#### SHORT PROBLEM
Can the data below be echoed back word for word?
───── DATA LINES
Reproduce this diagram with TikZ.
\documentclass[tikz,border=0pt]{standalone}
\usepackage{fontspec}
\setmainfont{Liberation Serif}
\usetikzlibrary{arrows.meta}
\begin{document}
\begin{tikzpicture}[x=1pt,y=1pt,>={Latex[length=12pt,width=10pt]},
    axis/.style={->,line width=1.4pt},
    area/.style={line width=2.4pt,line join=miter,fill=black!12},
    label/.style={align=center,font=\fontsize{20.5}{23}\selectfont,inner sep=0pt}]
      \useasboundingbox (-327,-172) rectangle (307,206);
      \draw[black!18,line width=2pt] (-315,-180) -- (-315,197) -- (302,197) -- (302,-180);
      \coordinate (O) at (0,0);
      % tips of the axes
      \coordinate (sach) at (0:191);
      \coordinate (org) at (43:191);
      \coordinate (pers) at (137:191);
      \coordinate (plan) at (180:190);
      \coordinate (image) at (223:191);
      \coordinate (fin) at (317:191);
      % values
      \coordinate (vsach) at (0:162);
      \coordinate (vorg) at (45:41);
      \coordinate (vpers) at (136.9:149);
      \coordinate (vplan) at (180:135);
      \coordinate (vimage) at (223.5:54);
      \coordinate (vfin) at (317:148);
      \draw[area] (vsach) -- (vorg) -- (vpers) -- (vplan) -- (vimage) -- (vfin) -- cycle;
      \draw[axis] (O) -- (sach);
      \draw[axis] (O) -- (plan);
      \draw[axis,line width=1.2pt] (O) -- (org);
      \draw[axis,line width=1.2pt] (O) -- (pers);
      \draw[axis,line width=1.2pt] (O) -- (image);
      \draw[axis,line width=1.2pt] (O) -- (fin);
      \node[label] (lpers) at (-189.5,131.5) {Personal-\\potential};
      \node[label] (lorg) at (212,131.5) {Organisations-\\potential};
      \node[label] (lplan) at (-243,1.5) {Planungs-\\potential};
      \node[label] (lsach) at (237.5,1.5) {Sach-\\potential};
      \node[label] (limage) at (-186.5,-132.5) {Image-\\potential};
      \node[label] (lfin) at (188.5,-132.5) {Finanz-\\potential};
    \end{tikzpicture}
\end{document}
──────────
#### CORRECT OUTPUT
Reproduce this diagram with TikZ.
\documentclass[tikz,border=0pt]{standalone}
\usepackage{fontspec}
\setmainfont{Liberation Serif}
\usetikzlibrary{arrows.meta}
\begin{document}
\begin{tikzpicture}[x=1pt,y=1pt,>={Latex[length=12pt,width=10pt]},
    axis/.style={->,line width=1.4pt},
    area/.style={line width=2.4pt,line join=miter,fill=black!12},
    label/.style={align=center,font=\fontsize{20.5}{23}\selectfont,inner sep=0pt}]
      \useasboundingbox (-327,-172) rectangle (307,206);
      \draw[black!18,line width=2pt] (-315,-180) -- (-315,197) -- (302,197) -- (302,-180);
      \coordinate (O) at (0,0);
      % tips of the axes
      \coordinate (sach) at (0:191);
      \coordinate (org) at (43:191);
      \coordinate (pers) at (137:191);
      \coordinate (plan) at (180:190);
      \coordinate (image) at (223:191);
      \coordinate (fin) at (317:191);
      % values
      \coordinate (vsach) at (0:162);
      \coordinate (vorg) at (45:41);
      \coordinate (vpers) at (136.9:149);
      \coordinate (vplan) at (180:135);
      \coordinate (vimage) at (223.5:54);
      \coordinate (vfin) at (317:148);
      \draw[area] (vsach) -- (vorg) -- (vpers) -- (vplan) -- (vimage) -- (vfin) -- cycle;
      \draw[axis] (O) -- (sach);
      \draw[axis] (O) -- (plan);
      \draw[axis,line width=1.2pt] (O) -- (org);
      \draw[axis,line width=1.2pt] (O) -- (pers);
      \draw[axis,line width=1.2pt] (O) -- (image);
      \draw[axis,line width=1.2pt] (O) -- (fin);
      \node[label] (lpers) at (-189.5,131.5) {Personal-\\potential};
      \node[label] (lorg) at (212,131.5) {Organisations-\\potential};
      \node[label] (lplan) at (-243,1.5) {Planungs-\\potential};
      \node[label] (lsach) at (237.5,1.5) {Sach-\\potential};
      \node[label] (limage) at (-186.5,-132.5) {Image-\\potential};
      \node[label] (lfin) at (188.5,-132.5) {Finanz-\\potential};
    \end{tikzpicture}
\end{document}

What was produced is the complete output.